To be done:
Copy exactly, and only, the lines below from the first through the one containing "from matplotlib.ticker import", both included; pictures are omitted.

Source material:

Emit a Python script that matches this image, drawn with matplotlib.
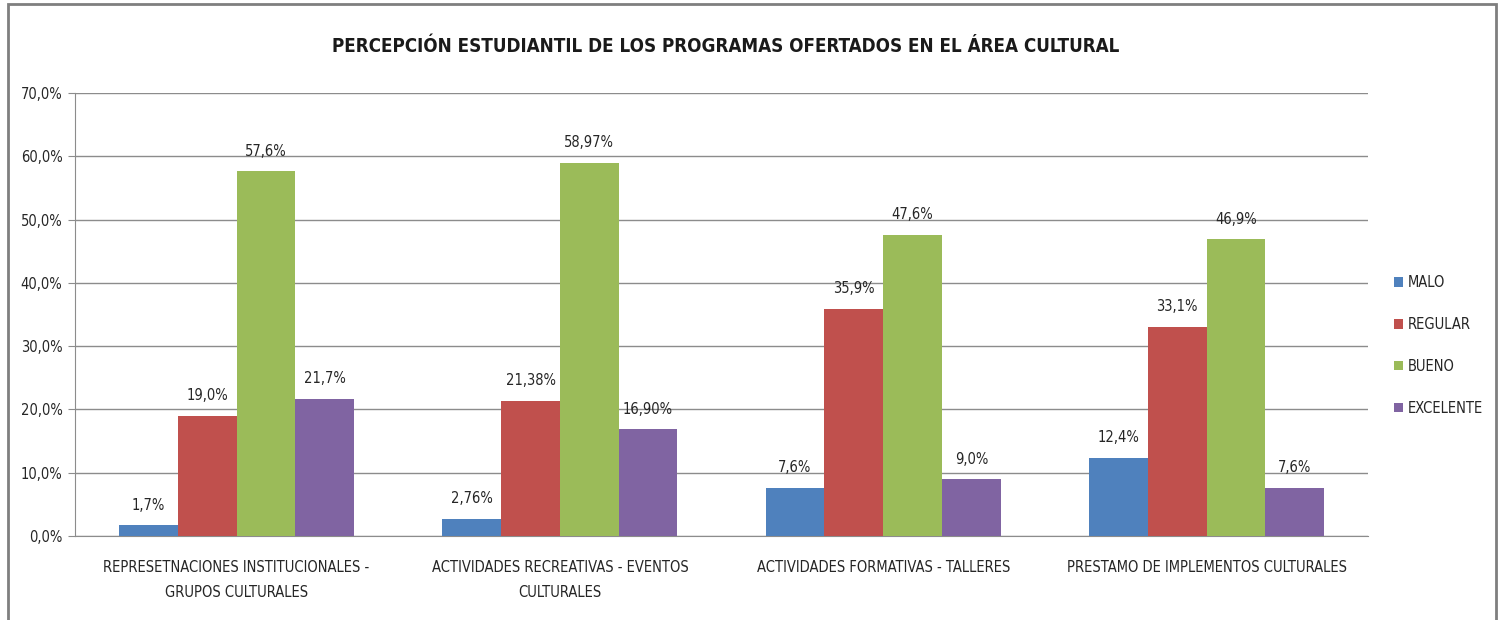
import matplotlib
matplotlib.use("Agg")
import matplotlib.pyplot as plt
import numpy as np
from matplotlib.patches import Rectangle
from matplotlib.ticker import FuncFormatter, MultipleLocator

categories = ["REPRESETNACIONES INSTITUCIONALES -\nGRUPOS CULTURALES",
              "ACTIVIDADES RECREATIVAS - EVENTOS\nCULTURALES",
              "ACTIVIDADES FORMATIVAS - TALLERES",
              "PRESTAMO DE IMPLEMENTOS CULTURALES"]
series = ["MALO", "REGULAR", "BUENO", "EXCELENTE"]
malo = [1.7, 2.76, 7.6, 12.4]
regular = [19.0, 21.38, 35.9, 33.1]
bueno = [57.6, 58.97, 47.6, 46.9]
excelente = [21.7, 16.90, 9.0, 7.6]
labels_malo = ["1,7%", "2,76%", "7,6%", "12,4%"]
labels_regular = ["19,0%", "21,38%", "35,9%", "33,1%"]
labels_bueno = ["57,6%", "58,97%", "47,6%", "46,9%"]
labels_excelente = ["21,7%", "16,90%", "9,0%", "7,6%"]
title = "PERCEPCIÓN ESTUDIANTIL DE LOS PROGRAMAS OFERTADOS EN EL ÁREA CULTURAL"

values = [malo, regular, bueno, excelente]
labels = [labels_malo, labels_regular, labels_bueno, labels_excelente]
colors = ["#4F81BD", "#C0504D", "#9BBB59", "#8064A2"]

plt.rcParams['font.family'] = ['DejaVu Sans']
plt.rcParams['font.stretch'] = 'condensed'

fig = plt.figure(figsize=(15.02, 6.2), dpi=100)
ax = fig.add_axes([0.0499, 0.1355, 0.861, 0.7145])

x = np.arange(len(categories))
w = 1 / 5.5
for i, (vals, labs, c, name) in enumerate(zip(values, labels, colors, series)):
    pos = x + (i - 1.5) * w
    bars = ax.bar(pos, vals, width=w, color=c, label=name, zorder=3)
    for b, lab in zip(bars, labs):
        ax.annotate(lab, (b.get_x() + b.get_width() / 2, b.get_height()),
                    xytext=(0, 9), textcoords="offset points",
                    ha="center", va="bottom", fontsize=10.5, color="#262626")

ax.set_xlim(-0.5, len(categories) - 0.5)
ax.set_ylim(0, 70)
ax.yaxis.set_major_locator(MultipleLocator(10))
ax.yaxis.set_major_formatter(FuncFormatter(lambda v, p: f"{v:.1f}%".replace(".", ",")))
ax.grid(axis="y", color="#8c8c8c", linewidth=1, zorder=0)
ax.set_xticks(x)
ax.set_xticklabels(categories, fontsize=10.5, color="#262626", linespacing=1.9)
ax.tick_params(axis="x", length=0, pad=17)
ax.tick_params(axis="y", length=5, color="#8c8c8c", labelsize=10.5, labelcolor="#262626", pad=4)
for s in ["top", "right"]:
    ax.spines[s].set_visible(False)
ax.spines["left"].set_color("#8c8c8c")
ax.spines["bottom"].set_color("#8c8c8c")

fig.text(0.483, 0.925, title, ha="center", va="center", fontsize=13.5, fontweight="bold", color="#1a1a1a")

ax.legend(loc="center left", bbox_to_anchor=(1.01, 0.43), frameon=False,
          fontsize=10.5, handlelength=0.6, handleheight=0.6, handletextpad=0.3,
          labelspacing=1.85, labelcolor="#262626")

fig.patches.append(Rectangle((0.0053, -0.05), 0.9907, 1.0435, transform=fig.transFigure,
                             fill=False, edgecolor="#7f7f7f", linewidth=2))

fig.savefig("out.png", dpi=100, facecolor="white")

Reply to the exercise:
Emit a Python script that matches this image, drawn with matplotlib.
import matplotlib
matplotlib.use("Agg")
import matplotlib.pyplot as plt
import numpy as np
from matplotlib.patches import Rectangle
from matplotlib.ticker import FuncFormatter, MultipleLocator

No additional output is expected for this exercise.